I remember when I was in recovery from my accident and nurses would ask me to rate my pain, 1-10. I really stressed out about that, probably because I was all wooped up on percoset and morphine, but what I wanted to know is, what are their reference points? If I said 3, what does that mean to them? All they wanted to know was could I stand it and did I need more medication but it seemed so existential to me. How do you rate pain? Every day you live your pain meter changes, every one's is different. Have you had a child? Do you suffer migraines? Have you been punched in the nose and boy that hurt? Is your pain as bad or worse than when you swallow a potato chip you haven't chewed properly? Is your pain as bad or worse than if someone were to stand on your calves and wiggle around? Have you been hit by a car? Have you any tears and cysts in your knee?
It reminds me of when old men joke about stomping on your foot to take your mind off the pain of your ear. THAT would actually be helpful. YES! YES IT HURTS WORSE THAN THAT!
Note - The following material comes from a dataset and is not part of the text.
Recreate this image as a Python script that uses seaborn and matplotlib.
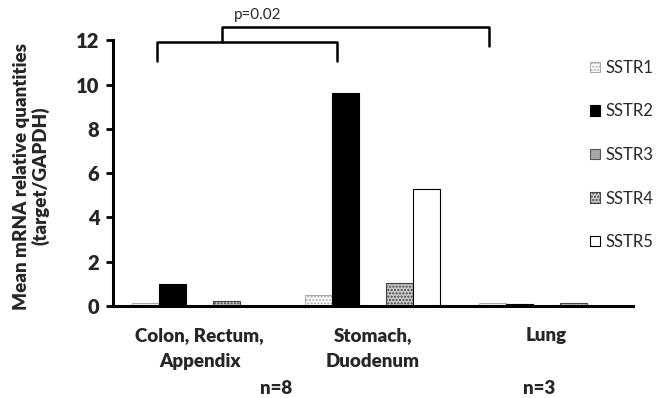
import pandas as pd
import matplotlib.pyplot as plt
import seaborn as sns

# Data
tissues = ["Colon, Rectum,\nAppendix", "Stomach,\nDuodenum", "Lung"]
receptors = ["SSTR1", "SSTR2", "SSTR3", "SSTR4", "SSTR5"]
sstr1 = [0.15, 0.5, 0.15]
sstr2 = [0.98, 9.6, 0.08]
sstr3 = [0.0, 0.0, 0.0]
sstr4 = [0.24, 1.05, 0.15]
sstr5 = [0.0, 5.3, 0.0]
group_n = ["n=8", "n=3"]
p_text = "p=0.02"

values = [sstr1, sstr2, sstr3, sstr4, sstr5]
rows = []
for rec, vals in zip(receptors, values):
    for t, v in zip(tissues, vals):
        rows.append({"tissue": t, "receptor": rec, "value": v})
df = pd.DataFrame(rows)

sns.set_theme(style="ticks")
plt.rcParams["font.family"] = ["Lato", "DejaVu Sans"]

fig = plt.figure(figsize=(6.66, 3.98), dpi=100)
ax = fig.add_axes([0.17, 0.231, 0.78, 0.668])

sns.barplot(data=df, x="tissue", y="value", hue="receptor", order=tissues,
            hue_order=receptors, width=0.78, ax=ax, legend=False)

faces = ["white", "black", "#a6a6a6", "#c8c8c8", "white"]
hatches = [".....", None, None, ".....", None]
edges = ["#aaaaaa", "black", "#555555", "#444444", "black"]
for cont, fc, h, ec in zip(ax.containers, faces, hatches, edges):
    for bar in cont:
        bar.set_facecolor(fc)
        bar.set_edgecolor(ec)
        bar.set_linewidth(0.8)
        if h:
            bar.set_hatch(h)

ax.set_xlim(-0.5, 2.5)
ax.set_ylim(0, 12)
ax.set_yticks(range(0, 13, 2))
ax.set_xlabel("")
ax.set_ylabel("")
for s in ["top", "right"]:
    ax.spines[s].set_visible(False)
for s in ["left", "bottom"]:
    ax.spines[s].set_linewidth(2.2)
    ax.spines[s].set_color("black")
ax.tick_params(axis="y", length=5, width=2, labelsize=14.5, pad=5, color="black")
ax.tick_params(axis="x", length=0, labelsize=13.5, pad=15)
for lab in ax.get_yticklabels() + ax.get_xticklabels():
    lab.set_fontweight("heavy")
for lab in ax.get_xticklabels():
    lab.set_linespacing(1.65)

# significance brackets
kw = dict(color="black", lw=1.8, clip_on=False, solid_joinstyle="round")
ax.plot([-0.246, -0.246, 0.792, 0.792], [11.04, 11.9, 11.9, 11.04], **kw)
ax.plot([0.129, 0.129, 1.67, 1.67], [11.9, 12.58, 12.58, 11.76], **kw)

fig.text(257.5 / 666, 1 - 15 / 398, p_text, ha="center", va="center", fontsize=11)
fig.text(276 / 666, 1 - 388 / 398, group_n[0], ha="center", va="center",
         fontsize=13.5, fontweight="heavy")
fig.text(539 / 666, 1 - 388 / 398, group_n[1], ha="center", va="center",
         fontsize=13.5, fontweight="heavy")
fig.text(31 / 666, 1 - 176 / 398, "Mean mRNA relative quantities\n(target/GAPDH)",
         ha="center", va="center", rotation=90, fontsize=13.5, fontweight="heavy",
         linespacing=1.1)

handles = [cont.patches[0] for cont in ax.containers]
fig.legend(handles, receptors, loc="upper left",
           bbox_to_anchor=(590 / 666, 1 - 60 / 398), frameon=False,
           fontsize=12, handlelength=0.6, handleheight=0.6,
           handletextpad=0.35, labelspacing=1.65, borderpad=0, borderaxespad=0)

fig.savefig("out.png", dpi=100, facecolor="white")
Then there's my girl, and how she's been walking around so tough. We do want to be so tough, don't we? We don't want to complain, because we don't want to be complainers or martyrs or, god forbid, pussies. But who has the wimp-o-meter? Where are the pain police?
I don't feel too bad about not addressing my sister's pain, because she has been so quiet about it, but what I do feel bad about is maybe I like that I'm in pain? That I gain some sort of sick personal power from my constant ache? I don't hurt myself on purpose, but somewhere down the road of dealing with my chronic pain I've made it into one of the things that makes me special. And I want to be special. And I think that this has made me less sympathetic when someone else is in pain. Instead of feeling tender toward them I feel a cold comradeship. I don't like this side of myself. I don't know how I could have gotten to the place where I thought misery made me anything but miserable. I'm only really able to see this now because I do feel tender toward my sister, if there is any one on this earth I feel that soft protectiveness for it is my baby sisters. How can I call myself kind when I am so unkind and so uncharitable toward the people around me, and to myself?
It's such a delicate balance between being strong and stone. I am not glad that my loved ones feel pain, but I am grateful that there are people I love that help me see the softness in my heart, and the selfishness too. I'm so glad that her knees can be fixed, and that some pain is not necessary.
Ah me, this has ended up so far from where I thought I was going. Start out so sassy and end up so introspective. I have to learn to be more gentle. And not so serious all the damn time.
Okay Honey Luna! Get your knees fixed girl! You are far too tall to not be able to squat.
Rugs hold onto dirt and catch your high heels. I have no time for rugs, let's roll them on up. Let's throw some sawdust on the floor. Let's put some music on. Let's wake the children, rouse the neighbors, and see who has the rhythm in 'em. It's time to dance.